At the very least, there's some poetic symbolism in that last line: something pure being spoilt.


11 Aug 15 - 06:15 PM (#3729685)
Subject: RE: Lyr Req: Betsey the Milk-Maid/Blackberry Fold
From: Steve Gardham

Comparing all 3 versions, Guthrie's, the 18thc broadside and the 19thc broadside, there is strong evidence that both Guthrie and the 19thc broadside are rewrites of the 18thc version with strong evidence of oral tradition between Guthrie and the broadside. All of Guthrie's verses are in the 18thc version other than the last which appears to be an attempt to wind up the story after the original ending was forgotten. Betty marries the squire in both broadside versions.

In the earlier version she grabs his rapier to run him through, but in the 19thc rewrite she pulls a dagger from her bosom.

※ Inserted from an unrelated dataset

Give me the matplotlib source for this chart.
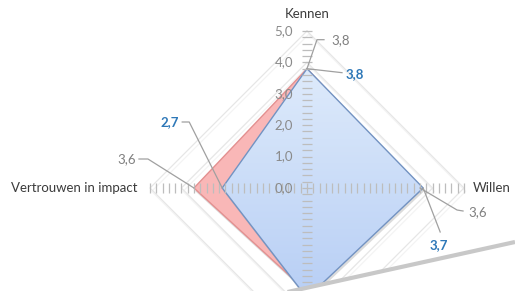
import numpy as np
import matplotlib
matplotlib.use("Agg")
import matplotlib.pyplot as plt
from matplotlib.patches import Polygon
from matplotlib.lines import Line2D
from matplotlib.transforms import IdentityTransform
from matplotlib import patheffects as pe

# ---------------- data ----------------
categories = ["Kennen", "Willen", "Kunnen", "Vertrouwen in impact"]
series_pink = [3.8, 3.6, 3.3, 3.6]
series_blue = [3.8, 3.7, 3.5, 2.7]
pink_labels = ["3,8", "3,6", "", "3,6"]
blue_labels = ["3,8", "3,7", "", "2,7"]
ring_values = [1, 2, 3, 4, 5]
scale_ticks = [0, 1, 2, 3, 4, 5]
scale_tick_labels = ["0,0", "1,0", "2,0", "3,0", "4,0", "5,0"]

# ---------------- layout ----------------
W, H = 515, 291
CX, CY = 307, 188          # centre of the radar in image pixels (y from top)
S = 31.4                   # pixels per unit
angles = np.deg2rad([90, 0, -90, 180])

plt.rcParams["font.family"] = ["Lato", "DejaVu Sans"]
fig = plt.figure(figsize=(W / 100, H / 100), dpi=100)
ax = fig.add_axes([0, 0, 1, 1])
ax.set_xlim(-CX / S, (W - CX) / S)
ax.set_ylim(-(H - CY) / S, CY / S)
ax.axis("off")


def xy(values):
    v = np.asarray(values, dtype=float)
    return np.column_stack([v * np.cos(angles), v * np.sin(angles)])


# grid rings
for r in ring_values:
    pts = xy([r] * 4)
    pts = np.vstack([pts, pts[:1]])
    ax.plot(pts[:, 0], pts[:, 1], color="#e6e6e6", lw=0.9, zorder=1,
            path_effects=[pe.SimpleLineShadow(offset=(1.2, -2.4), shadow_color="#ececec", alpha=0.6),
                          pe.Normal()])

shadow = [pe.SimplePatchShadow(offset=(0.8, -2.2), shadow_rgbFace="#8a8a8a", alpha=0.3), pe.Normal()]

# pink series
pink_poly = Polygon(xy(series_pink), closed=True, facecolor="#f9b7b7",
                    edgecolor="#e39090", lw=1.0, zorder=2, path_effects=shadow)
ax.add_patch(pink_poly)

# blue series (with slight vertical gradient)
blue_pts = xy(series_blue)
blue_poly = Polygon(blue_pts, closed=True, facecolor="#c3d6f6",
                    edgecolor="none", zorder=3, path_effects=shadow)
ax.add_patch(blue_poly)
grad = np.linspace(0, 1, 200)[:, None]
c_top = np.array([0.87, 0.92, 0.985])
c_bot = np.array([0.72, 0.81, 0.96])
img = c_top[None, None, :] * (1 - grad[:, :, None]) + c_bot[None, None, :] * grad[:, :, None]
x0, x1 = blue_pts[:, 0].min(), blue_pts[:, 0].max()
y0, y1 = blue_pts[:, 1].min(), blue_pts[:, 1].max()
im = ax.imshow(img, extent=[x0, x1, y0, y1], origin="upper", aspect="auto", zorder=3.1)
clip_poly = Polygon(blue_pts, closed=True, transform=ax.transData, facecolor="none")
im.set_clip_path(clip_poly)
ax.add_patch(Polygon(blue_pts, closed=True, facecolor="none", edgecolor="#7393c2",
                     lw=1.0, zorder=3.2))
ax.set_xlim(-CX / S, (W - CX) / S)
ax.set_ylim(-(H - CY) / S, CY / S)

# axis tick marks (every 0.2)
minor = np.round(np.arange(-5, 5.0001, 0.2), 2)
ax.plot(minor, np.zeros_like(minor), ls="none", marker="|", ms=6.5, mew=0.9,
        color="#bdbdbd", zorder=4)
ax.plot(np.zeros_like(minor), minor, ls="none", marker="_", ms=6.5, mew=0.9,
        color="#bdbdbd", zorder=4)

# scale labels
for v, lab in zip(scale_ticks, scale_tick_labels):
    ax.annotate(lab, (0, v), xytext=(-14, 0), textcoords="offset pixels",
                ha="right", va="center", fontsize=9.5, color="#8a8a8a", zorder=5)

# category labels
cat_offsets = [(0, 17, "center"), (9, 0, "left"), (0, -17, "center"), (-12, 0, "right")]
for ang, lab, (dx, dy, ha) in zip(angles, categories, cat_offsets):
    ax.annotate(lab, (5 * np.cos(ang), 5 * np.sin(ang)), xytext=(dx, dy),
                textcoords="offset pixels", ha=ha, va="center", fontsize=9.5,
                color="#3c3c3c", zorder=5)

# data labels with leader lines  (offsets in pixels, y up)
pink_leaders = [
    [(10, 29), (17, 29)], [(37, -22), (43, -23)], None, [(-46, 29), (-55, 29)],
]
pink_text = [(24, 29, "left"), (48, -24, "left"), None, (-58, 29, "right")]
blue_leaders = [
    [(35, -4)], [(17, -44)], None, [(-33, 66), (-40, 66)],
]
blue_text = [(39, -5, "left"), (16, -57, "center"), None, (-43, 66, "right")]

fig.canvas.draw()


def leader(point, segs, color="#a0a0a0"):
    px, py = ax.transData.transform(point)
    xs = [px] + [px + d[0] for d in segs]
    ys = [py] + [py + d[1] for d in segs]
    fig.add_artist(Line2D(xs, ys, transform=IdentityTransform(), color=color,
                          lw=0.9, zorder=6))


for pts_, labels, leads, texts, col, wt in [
    (xy(series_pink), pink_labels, pink_leaders, pink_text, "#7f7f7f", "normal"),
    (xy(series_blue), blue_labels, blue_leaders, blue_text, "#2e78b8", "bold"),
]:
    for p, lab, ld, tx in zip(pts_, labels, leads, texts):
        if not lab:
            continue
        leader(p, ld)
        ax.annotate(lab, p, xytext=(tx[0], tx[1]), textcoords="offset pixels",
                    ha=tx[2], va="center", fontsize=9.5, color=col,
                    fontweight=wt, zorder=7)

# page-curl overlay at the bottom right
curl = [(283, 293), (515, 242), (520, 300), (283, 300)]
curl_fig = [(x / W, 1 - y / H) for x, y in curl]
fig.add_artist(Polygon(curl_fig, closed=True, transform=fig.transFigure,
                       facecolor="white", edgecolor="none", zorder=20))
fig.add_artist(Line2D([283 / W, 515 / W], [1 - 293 / H, 1 - 242 / H],
                      transform=fig.transFigure, color="#c8c8c8", lw=3.0,
                      zorder=21, solid_capstyle="butt"))

fig.savefig("out.png", dpi=100)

12 Aug 15 - 10:09 AM (#3729811)
Subject: RE: Lyr Req: Betsey the Milk-Maid/Blackberry Fold
From: Richard Mellish

I note the word "wonnit", a Scots word that I have not met before. I assume it's the past tense of a verb cognate with German wohnen, with the same meaning. I have found "wonning", meaning a dwelling, in The Scots Dictionary but not the verb. Anyone know the present tense?


12 Aug 15 - 12:08 PM (#3729837)
Subject: RE: Lyr Req: Betsey the Milk-Maid/Blackberry Fold
From: Snuffy

That's the connection I made to make sense of the line.

Presumably 'won' or 'wonn'?


12 Aug 15 - 12:18 PM (#3729841)
Subject: RE: Lyr Req: Betsey the Milk-Maid/Blackberry Fold
From: Reinhard

Again, the glossary in the Crawfurd book:

wonnit, won'd, v. pl., lived

which might suggest that the singular form could be 'won'.